The civrelam-tensor-baseline repository is a collection of code and utilities that provide a baseline implementation for training reinforcement learning agents using tensor-based algorithms.

It includes an implementation of the PPO algorithm, which we will use to train our agents in the Civrealm Tensor Environment.

🏌️ Getting Started

To get started, follow these steps:

  1. Clone the civrealm-tensor-baseline repository from GitHub and enter the directory:

    cd civrealm-tensor-baseline
  2. Install the required dependencies by running:

    pip install -e .
  3. Training PPO baseline for fullgame

    cd examples

    In default, this would start a runner with the config specified in civrealm-tensor-baseline/civtensor/configs/.

  4. OR Train PPO baseline for minitasks:

    cd examples

    In default, this would start a sequence of runners each with a minitask config specified in civrealm-tensor-baseline/examples/run_configs. Either will start the training process, allowing the agent to interact with the environment, collect experiences, and update its policy using the PPO algorithm.

  5. Monitor the training progress and evaluate the agent's performance, using the provided metrics and visualization tools in the civrealm-tensor-baseline repository.

    cd examples/results/freeciv_tensor_env/$game_type/ppo/installtest/seed-XXXXXXXXX
    # where $game_type = fullgame or minitask
    tensorboard --logdir logs/
    The output of the last command should return a url. Terminal Output Visit this url with your favorite web browser, and you can view your agent performance in real time. Tensorboard Web

Congratulations! You have successfully set up the Civrealm Tensor Agent and started training a PPO agent on the Civrealm Tensor Environment, using the civrealm-tensor-baseline repository.

Runner Configuration

The default configs reside in civtensor/configs/

freeciv_tensor_env.yaml defines environment-related properties. You may specify which task to run by specifying task_name.

task_name: fullgame

  • Acceptable task_name are "fullgame" or "$minitask_type $minitask_difficulty".

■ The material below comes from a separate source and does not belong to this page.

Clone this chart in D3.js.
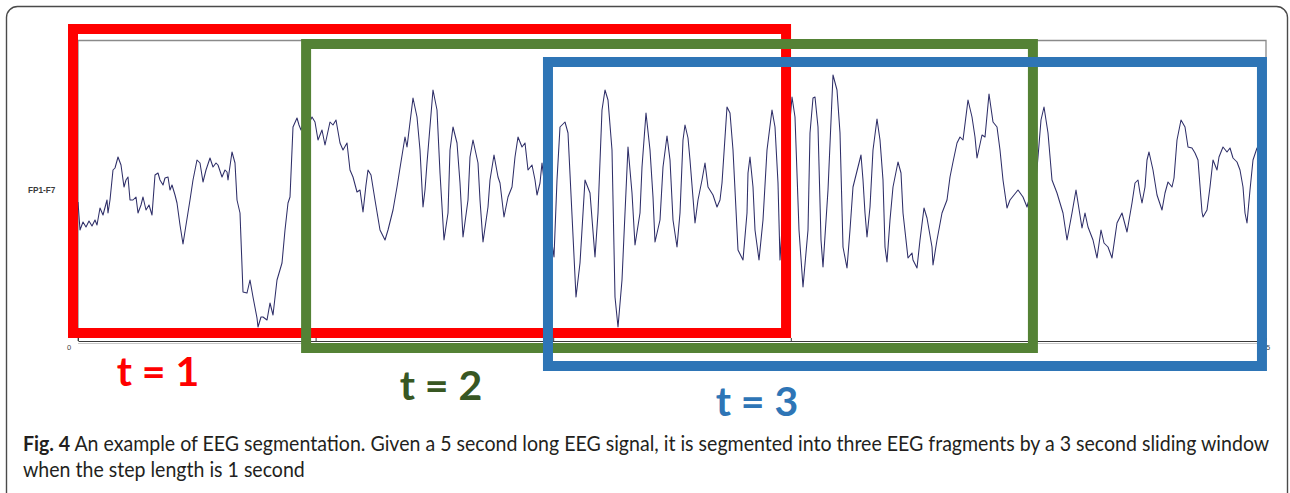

For available mini-task types and difficulties, please check minigame

ppo.yaml defines environment-related properties. You may specify which task to run by specifying task_name.

Details of ppo.yaml
  # whether to use the specified seed
  seed_specify: False
  # seed
  seed: 1
  # whether to use CUDA
  cuda: True
  # whether to set CUDA deterministic
  cuda_deterministic: True
  # arg to torch.set_num_threads
  torch_threads: 4
  # number of parallel environments for training data collection
  n_rollout_threads: 8
  # number of total training steps
  num_env_steps: 10000000
  # number of steps per environment per training data collection
  episode_length: 125
  # logging interval
  log_interval: 1
  # evaluation interval
  eval_interval: 5
  # whether to use ValueNorm
  use_valuenorm: True
  # whether to use linear learning rate decay
  use_linear_lr_decay: False
  # whether to consider the case of truncation when an episode is done
  use_proper_time_limits: True
  # if set, load models from this directory; otherwise, randomly initialise the models
  model_dir: ~
  # whether to use evaluation
  use_eval: True
  # number of parallel environments for evaluation
  n_eval_rollout_threads: 1
  # number of episodes per evaluation
  eval_episodes: 20
  # whether to use render
  use_render: False
  # number of episodes to render
  render_episodes: 10
  # hidden dimension
  hidden_dim: 256
  # hidden dimension for rnn
  rnn_hidden_dim: 1024
  # number of heads in transformer
  n_head: 2
  # number of layers in transformer
  n_layers: 2
  # dropout probability
  drop_prob: 0
  # number of rnn layers
  n_rnn_layers: 2
  # initialization method for network parameters, choose from xavier_uniform_, orthogonal_, ...
  initialization_method: orthogonal_
  # gain of the output layer of the network.
  gain: 0.01
  # length of data chunk; only useful when use_recurrent_policy is True; episode_length has to be a multiple of data_chunk_length
  data_chunk_length: 10
  # actor learning rate
  lr: 0.0005
  # eps in Adam
  opti_eps: 0.00001
  # weight_decay in Adam
  weight_decay: 0
  # ppo parameters
  # number of epochs for actor update
  ppo_epoch: 5
  # whether to use clipped value loss
  use_clipped_value_loss: True
  # clip parameter
  clip_param: 0.2
  # number of mini-batches per epoch
  num_mini_batch: 1
  # coefficient for entropy term in actor loss
  entropy_coef: 0.01
  # coefficient for value loss
  value_loss_coef: 0.001
  # whether to clip gradient norm
  use_max_grad_norm: True
  # max gradient norm (0.5?)
  max_grad_norm: 10.0
  # whether to use Generalized Advantage Estimation (GAE)
  use_gae: True
  # discount factor
  gamma: 0.99
  # GAE lambda
  gae_lambda: 0.95
  # whether to use huber loss
  use_huber_loss: True
  # huber delta
  huber_delta: 10.0
  # logging directory
  log_dir: "./results"


In this guide, we introduced the Civrealm Tensor Environment and explained how to use the civrealm-tensor-baseline repository to train a PPO agent on this environment.

We encourage you to explore the various features and customization options available, and experiment with different reinforcement learning algorithms to further enhance your agent's performance. Happy training!